Before — one shared handler processes "search" and "render" requests; the CPU profile shows their combined cost, and you cannot tell which is the bottleneck.

After:

import "runtime/pprof"

pprof.Do(ctx, pprof.Labels("op", "search"), func(ctx context.Context) {
    runSearch(ctx)
})
pprof.Do(ctx, pprof.Labels("op", "render"), func(ctx context.Context) {
    runRender(ctx)
})
(pprof) top -tagfocus=op:search   # only search samples
(pprof) top -tagfocus=op:render   # only render samples
Metric unlabeled labeled
Can isolate one operation no yes
Per-tenant attribution possible no yes (add tenant: label)
Profile size smaller slightly larger

Use labels sparingly — high-cardinality keys (e.g., per-request IDs) bloat the file. Stick to operation/tenant/route names.


Exercise 8: Production capture behind a feature flag

Before — pprof is always on in production. Risk: someone hits ?seconds=600 and pegs a CPU during peak traffic.

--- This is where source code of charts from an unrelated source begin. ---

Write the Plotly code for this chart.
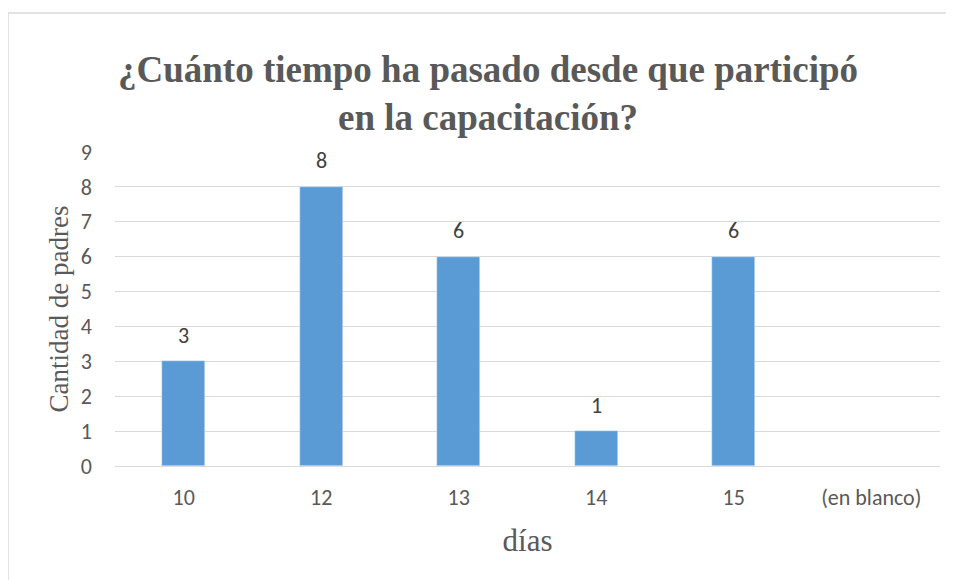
import plotly.graph_objects as go

categories = ["10", "12", "13", "14", "15", "(en blanco)"]
values = [3, 8, 6, 1, 6, None]
y_ticks = list(range(0, 10))

# page has an 8px body margin, so the figure is drawn 8px smaller
W, H = 946, 572
L, R, T, B = 107, 14, 144, 114
pw, ph = W - L - R, H - T - B

SANS = "Carlito, Calibri, Lato, sans-serif"
SERIF = "Liberation Serif, Times New Roman, serif"

fig = go.Figure(go.Bar(
    x=categories, y=values,
    marker=dict(color="#5b9bd5"), width=0.31,
))

for i, v in enumerate(values):
    if v is None:
        continue
    fig.add_annotation(x=i, y=v, text=str(v), showarrow=False, yanchor="middle",
                       yshift=26, font=dict(family=SANS, size=22, color="#404040"))

fig.update_layout(
    width=W, height=H,
    margin=dict(l=L, r=R, t=T, b=B),
    paper_bgcolor="white", plot_bgcolor="white",
    showlegend=False,
    title=dict(
        text="<b>¿Cuánto tiempo ha pasado desde que participó<br>en la capacitación?</b>",
        x=480 / W, xanchor="center", y=1 - 74 / H, yanchor="middle",
        font=dict(family=SERIF, size=37, color="#595959"),
    ),
    xaxis=dict(
        type="category", categoryorder="array", categoryarray=categories,
        range=[-0.5, len(categories) - 0.5],
        showgrid=False, showline=True, linecolor="#d9d9d9", linewidth=1,
        ticks="", tickangle=0, tickfont=dict(family=SANS, size=22, color="#595959"),
        ticklabelstandoff=12,
        title=dict(text="días", standoff=18,
                   font=dict(family=SERIF, size=31, color="#595959")),
    ),
    yaxis=dict(
        range=[0, 9], tickvals=y_ticks, showgrid=True, gridcolor="#d9d9d9", gridwidth=1,
        zeroline=False, showline=False, ticks="",
        tickfont=dict(family=SANS, size=22, color="#595959"),
        ticklabelstandoff=22,
        title=dict(text="Cantidad de padres", standoff=4,
                   font=dict(family=SERIF, size=27, color="#595959")),
    ),
    bargap=0,
)

fig.add_shape(type="rect", xref="paper", yref="paper",
              x0=(0 - L) / pw, x1=(W + 20 - L) / pw,
              y0=-(B + 20) / ph, y1=(H - B - 5) / ph,
              line=dict(color="#d9d9d9", width=1.5), fillcolor="rgba(0,0,0,0)", layer="below")

fig.write_html("out.html")
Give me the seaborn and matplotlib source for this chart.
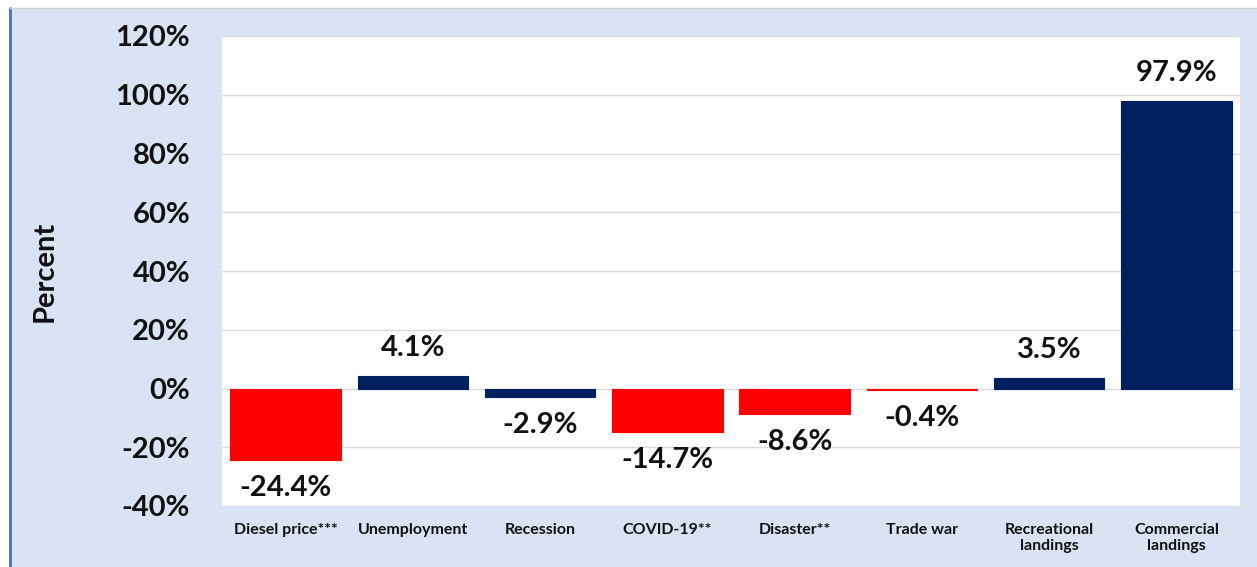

After — gate the more expensive endpoints behind a runtime flag:

admin.HandleFunc("/debug/pprof/profile", func(w http.ResponseWriter, r *http.Request) {
    if !profilingEnabled.Load() {
        http.Error(w, "disabled", http.StatusServiceUnavailable)
        return
    }
    if s, _ := strconv.Atoi(r.URL.Query().Get("seconds")); s > 60 {
        http.Error(w, "max 60s", http.StatusBadRequest)
        return
    }
    pprof.Profile(w, r) // delegate to standard handler
})
Metric always-on gated
DoS risk from a long capture yes bounded (60s cap)
Captures available during incident yes yes (flip the flag)
Standard endpoints still work yes yes

Pair the flag with metrics; you want to see when profiling is enabled and by whom.


Measurement checklist

  • Profile the optimized binary, never -N -l.
  • Capture at least 30s in production, at least 5s for benchmarks.
  • Adopt continuous profiling for any on-call service.
  • Use -base for every release review; automate the threshold in CI.
  • Use peek or -peek= for quick lookups; reserve -http for exploration.
  • Label distinct workloads with pprof.Do so profiles can be sliced.
  • Cap and gate production capture endpoints.